# start of MATERIAL FOR THIS EXERCISE
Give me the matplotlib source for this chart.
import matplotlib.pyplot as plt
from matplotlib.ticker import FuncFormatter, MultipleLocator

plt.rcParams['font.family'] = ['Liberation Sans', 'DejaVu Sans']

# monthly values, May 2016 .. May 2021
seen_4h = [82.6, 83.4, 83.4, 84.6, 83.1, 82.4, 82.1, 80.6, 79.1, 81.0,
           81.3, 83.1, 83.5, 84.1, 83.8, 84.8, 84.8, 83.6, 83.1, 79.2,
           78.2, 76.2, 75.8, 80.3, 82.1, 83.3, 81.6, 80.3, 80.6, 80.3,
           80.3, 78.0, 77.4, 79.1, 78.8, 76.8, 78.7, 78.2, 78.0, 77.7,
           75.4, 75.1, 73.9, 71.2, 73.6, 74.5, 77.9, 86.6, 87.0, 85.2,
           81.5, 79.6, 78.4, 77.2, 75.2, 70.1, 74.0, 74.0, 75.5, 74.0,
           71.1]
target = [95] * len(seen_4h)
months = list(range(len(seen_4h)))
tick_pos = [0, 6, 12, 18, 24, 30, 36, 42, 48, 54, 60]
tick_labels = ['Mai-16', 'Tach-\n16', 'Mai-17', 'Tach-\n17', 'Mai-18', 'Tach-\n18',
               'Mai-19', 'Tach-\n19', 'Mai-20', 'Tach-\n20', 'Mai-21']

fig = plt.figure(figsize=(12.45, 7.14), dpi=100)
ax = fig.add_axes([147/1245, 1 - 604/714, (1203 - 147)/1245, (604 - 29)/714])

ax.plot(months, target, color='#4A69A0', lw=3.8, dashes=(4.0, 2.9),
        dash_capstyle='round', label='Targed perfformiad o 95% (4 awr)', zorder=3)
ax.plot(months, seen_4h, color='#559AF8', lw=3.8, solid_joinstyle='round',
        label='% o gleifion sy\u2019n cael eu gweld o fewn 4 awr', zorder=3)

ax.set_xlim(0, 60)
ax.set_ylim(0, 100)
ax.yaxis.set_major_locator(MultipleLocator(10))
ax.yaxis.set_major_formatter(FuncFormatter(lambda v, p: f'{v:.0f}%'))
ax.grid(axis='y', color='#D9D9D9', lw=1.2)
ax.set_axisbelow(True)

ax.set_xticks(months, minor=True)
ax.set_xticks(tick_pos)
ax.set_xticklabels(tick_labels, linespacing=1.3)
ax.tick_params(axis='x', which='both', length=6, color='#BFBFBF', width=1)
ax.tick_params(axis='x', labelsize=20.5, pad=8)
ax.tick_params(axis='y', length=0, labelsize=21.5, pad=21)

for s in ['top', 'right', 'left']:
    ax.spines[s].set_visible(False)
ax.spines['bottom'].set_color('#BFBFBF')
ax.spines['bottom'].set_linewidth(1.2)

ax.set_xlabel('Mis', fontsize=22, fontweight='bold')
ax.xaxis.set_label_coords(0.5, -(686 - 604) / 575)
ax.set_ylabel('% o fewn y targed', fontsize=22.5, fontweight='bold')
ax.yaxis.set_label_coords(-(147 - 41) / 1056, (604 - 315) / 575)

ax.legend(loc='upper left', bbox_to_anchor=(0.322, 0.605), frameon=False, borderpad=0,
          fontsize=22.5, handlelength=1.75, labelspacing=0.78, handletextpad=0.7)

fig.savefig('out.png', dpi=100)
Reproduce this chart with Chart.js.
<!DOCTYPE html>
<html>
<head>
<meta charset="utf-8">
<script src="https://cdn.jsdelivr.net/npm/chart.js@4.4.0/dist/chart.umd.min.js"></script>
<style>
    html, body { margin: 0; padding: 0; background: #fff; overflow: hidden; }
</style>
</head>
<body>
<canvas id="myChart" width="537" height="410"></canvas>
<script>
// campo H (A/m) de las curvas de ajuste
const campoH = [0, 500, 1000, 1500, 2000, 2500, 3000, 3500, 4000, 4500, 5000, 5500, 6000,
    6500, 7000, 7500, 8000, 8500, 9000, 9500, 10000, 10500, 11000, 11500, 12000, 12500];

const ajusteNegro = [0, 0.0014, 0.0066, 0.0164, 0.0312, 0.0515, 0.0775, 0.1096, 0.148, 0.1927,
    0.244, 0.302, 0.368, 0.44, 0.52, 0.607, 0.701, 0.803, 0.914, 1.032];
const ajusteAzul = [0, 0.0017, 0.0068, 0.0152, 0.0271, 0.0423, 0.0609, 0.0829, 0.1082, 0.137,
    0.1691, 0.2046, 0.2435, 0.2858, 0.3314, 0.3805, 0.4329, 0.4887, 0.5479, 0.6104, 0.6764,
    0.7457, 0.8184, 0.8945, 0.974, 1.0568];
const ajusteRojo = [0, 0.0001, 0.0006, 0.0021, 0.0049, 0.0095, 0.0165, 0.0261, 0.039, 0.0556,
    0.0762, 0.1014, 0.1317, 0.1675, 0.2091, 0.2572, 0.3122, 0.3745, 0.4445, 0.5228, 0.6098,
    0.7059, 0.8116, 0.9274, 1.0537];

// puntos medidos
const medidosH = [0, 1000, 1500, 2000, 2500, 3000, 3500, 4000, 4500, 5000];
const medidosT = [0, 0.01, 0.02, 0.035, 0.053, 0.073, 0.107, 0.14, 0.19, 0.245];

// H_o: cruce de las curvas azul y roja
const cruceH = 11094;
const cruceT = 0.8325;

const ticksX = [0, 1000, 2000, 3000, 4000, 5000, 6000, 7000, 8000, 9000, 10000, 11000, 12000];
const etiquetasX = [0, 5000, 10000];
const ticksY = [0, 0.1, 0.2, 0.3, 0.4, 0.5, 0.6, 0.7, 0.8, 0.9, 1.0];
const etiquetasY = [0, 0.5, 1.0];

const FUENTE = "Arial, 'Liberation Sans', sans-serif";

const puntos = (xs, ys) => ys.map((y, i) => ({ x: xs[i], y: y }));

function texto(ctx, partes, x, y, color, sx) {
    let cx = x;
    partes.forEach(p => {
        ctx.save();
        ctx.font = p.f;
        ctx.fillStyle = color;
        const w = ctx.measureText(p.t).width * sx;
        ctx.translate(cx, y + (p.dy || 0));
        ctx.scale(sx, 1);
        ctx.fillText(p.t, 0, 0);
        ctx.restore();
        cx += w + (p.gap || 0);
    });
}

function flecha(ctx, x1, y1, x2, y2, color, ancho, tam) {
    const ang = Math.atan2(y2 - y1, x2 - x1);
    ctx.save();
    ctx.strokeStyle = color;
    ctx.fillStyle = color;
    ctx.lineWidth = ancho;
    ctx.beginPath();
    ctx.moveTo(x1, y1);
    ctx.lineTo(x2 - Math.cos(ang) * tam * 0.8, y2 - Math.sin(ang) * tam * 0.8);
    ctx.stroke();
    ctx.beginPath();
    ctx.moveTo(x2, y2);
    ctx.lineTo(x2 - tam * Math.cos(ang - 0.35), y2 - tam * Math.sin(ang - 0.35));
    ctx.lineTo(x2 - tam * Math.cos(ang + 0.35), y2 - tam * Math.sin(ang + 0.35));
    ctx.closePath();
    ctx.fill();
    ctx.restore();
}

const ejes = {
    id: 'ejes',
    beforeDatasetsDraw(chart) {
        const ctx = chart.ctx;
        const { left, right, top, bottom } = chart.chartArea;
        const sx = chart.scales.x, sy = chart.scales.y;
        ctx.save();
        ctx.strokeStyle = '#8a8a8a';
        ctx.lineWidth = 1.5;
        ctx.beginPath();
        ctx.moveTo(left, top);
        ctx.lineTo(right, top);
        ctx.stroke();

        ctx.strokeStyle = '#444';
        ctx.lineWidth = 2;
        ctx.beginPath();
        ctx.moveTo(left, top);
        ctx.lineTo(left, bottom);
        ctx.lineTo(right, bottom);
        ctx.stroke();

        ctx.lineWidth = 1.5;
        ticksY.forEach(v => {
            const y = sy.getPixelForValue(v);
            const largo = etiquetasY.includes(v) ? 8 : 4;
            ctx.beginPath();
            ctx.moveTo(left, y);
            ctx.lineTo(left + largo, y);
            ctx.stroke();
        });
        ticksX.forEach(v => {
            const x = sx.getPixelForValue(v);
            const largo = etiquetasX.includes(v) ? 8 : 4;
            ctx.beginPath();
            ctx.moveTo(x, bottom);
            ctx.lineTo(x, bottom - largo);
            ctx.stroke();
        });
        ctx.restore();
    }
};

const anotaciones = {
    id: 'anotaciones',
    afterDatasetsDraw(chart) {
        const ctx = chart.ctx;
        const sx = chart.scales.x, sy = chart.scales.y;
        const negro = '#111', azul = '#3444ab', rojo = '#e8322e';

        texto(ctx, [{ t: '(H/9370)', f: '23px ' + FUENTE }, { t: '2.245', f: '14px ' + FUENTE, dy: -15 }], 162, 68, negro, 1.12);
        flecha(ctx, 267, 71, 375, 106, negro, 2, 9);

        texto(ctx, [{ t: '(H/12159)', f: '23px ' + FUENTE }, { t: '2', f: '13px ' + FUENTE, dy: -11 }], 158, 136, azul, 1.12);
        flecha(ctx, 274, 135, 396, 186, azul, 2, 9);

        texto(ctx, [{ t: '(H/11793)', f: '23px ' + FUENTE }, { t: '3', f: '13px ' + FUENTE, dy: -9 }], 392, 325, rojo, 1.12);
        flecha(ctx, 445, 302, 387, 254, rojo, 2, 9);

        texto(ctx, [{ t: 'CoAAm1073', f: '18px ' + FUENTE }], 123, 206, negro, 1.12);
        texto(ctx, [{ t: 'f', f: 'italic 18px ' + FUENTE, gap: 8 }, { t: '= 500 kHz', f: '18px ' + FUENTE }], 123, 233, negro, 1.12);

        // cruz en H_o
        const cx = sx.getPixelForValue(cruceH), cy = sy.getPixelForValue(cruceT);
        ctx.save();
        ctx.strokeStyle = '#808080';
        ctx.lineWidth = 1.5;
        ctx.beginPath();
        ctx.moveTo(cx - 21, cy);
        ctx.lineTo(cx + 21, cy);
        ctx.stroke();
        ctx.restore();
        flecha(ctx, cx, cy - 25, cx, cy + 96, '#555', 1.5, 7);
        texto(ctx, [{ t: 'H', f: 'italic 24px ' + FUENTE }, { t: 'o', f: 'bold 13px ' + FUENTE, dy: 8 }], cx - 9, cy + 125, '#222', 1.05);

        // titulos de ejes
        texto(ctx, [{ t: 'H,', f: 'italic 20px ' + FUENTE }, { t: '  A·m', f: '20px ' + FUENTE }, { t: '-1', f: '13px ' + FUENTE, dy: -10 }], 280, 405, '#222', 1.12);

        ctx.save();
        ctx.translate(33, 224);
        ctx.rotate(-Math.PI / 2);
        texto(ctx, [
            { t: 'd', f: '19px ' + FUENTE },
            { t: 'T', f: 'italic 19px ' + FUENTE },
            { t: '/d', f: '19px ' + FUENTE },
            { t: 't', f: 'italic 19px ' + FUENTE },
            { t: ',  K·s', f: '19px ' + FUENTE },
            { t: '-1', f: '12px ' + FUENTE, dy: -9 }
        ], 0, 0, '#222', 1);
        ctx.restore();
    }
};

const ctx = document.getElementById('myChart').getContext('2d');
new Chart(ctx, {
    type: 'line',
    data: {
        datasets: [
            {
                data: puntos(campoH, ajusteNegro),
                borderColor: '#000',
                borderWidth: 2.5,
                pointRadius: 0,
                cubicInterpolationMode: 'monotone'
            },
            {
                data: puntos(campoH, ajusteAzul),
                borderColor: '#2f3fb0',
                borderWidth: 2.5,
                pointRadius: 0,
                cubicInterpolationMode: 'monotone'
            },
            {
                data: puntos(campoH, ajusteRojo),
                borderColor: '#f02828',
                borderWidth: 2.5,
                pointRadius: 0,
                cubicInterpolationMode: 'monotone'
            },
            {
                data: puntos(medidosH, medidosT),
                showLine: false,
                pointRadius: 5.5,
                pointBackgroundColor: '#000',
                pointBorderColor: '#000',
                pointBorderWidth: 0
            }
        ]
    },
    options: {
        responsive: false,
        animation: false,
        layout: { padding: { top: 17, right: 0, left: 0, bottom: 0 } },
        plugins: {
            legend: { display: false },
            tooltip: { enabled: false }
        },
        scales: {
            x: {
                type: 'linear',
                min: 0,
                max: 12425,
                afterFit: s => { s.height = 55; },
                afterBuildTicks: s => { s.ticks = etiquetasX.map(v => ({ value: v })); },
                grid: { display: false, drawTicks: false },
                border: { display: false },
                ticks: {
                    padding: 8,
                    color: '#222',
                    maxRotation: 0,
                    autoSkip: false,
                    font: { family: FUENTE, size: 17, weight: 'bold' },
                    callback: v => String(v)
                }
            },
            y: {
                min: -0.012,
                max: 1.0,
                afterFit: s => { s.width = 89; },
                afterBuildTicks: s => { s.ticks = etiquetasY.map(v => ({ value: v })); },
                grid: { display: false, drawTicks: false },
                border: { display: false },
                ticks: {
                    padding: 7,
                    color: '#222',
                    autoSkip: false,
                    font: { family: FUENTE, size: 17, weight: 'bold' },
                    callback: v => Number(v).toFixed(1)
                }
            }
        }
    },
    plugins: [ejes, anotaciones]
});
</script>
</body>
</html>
# end of MATERIAL FOR THIS EXERCISE
**DIRECTION:** Among the lines above, find the one with "Reproduce this chart with Chart.js." and the one with "11500, 12000, 12500];". Quote both and everything between them, exactly.

**ANSWER TO THE TASK:**
Reproduce this chart with Chart.js.
<!DOCTYPE html>
<html>
<head>
<meta charset="utf-8">
<script src="https://cdn.jsdelivr.net/npm/chart.js@4.4.0/dist/chart.umd.min.js"></script>
<style>
    html, body { margin: 0; padding: 0; background: #fff; overflow: hidden; }
</style>
</head>
<body>
<canvas id="myChart" width="537" height="410"></canvas>
<script>
// campo H (A/m) de las curvas de ajuste
const campoH = [0, 500, 1000, 1500, 2000, 2500, 3000, 3500, 4000, 4500, 5000, 5500, 6000,
    6500, 7000, 7500, 8000, 8500, 9000, 9500, 10000, 10500, 11000, 11500, 12000, 12500];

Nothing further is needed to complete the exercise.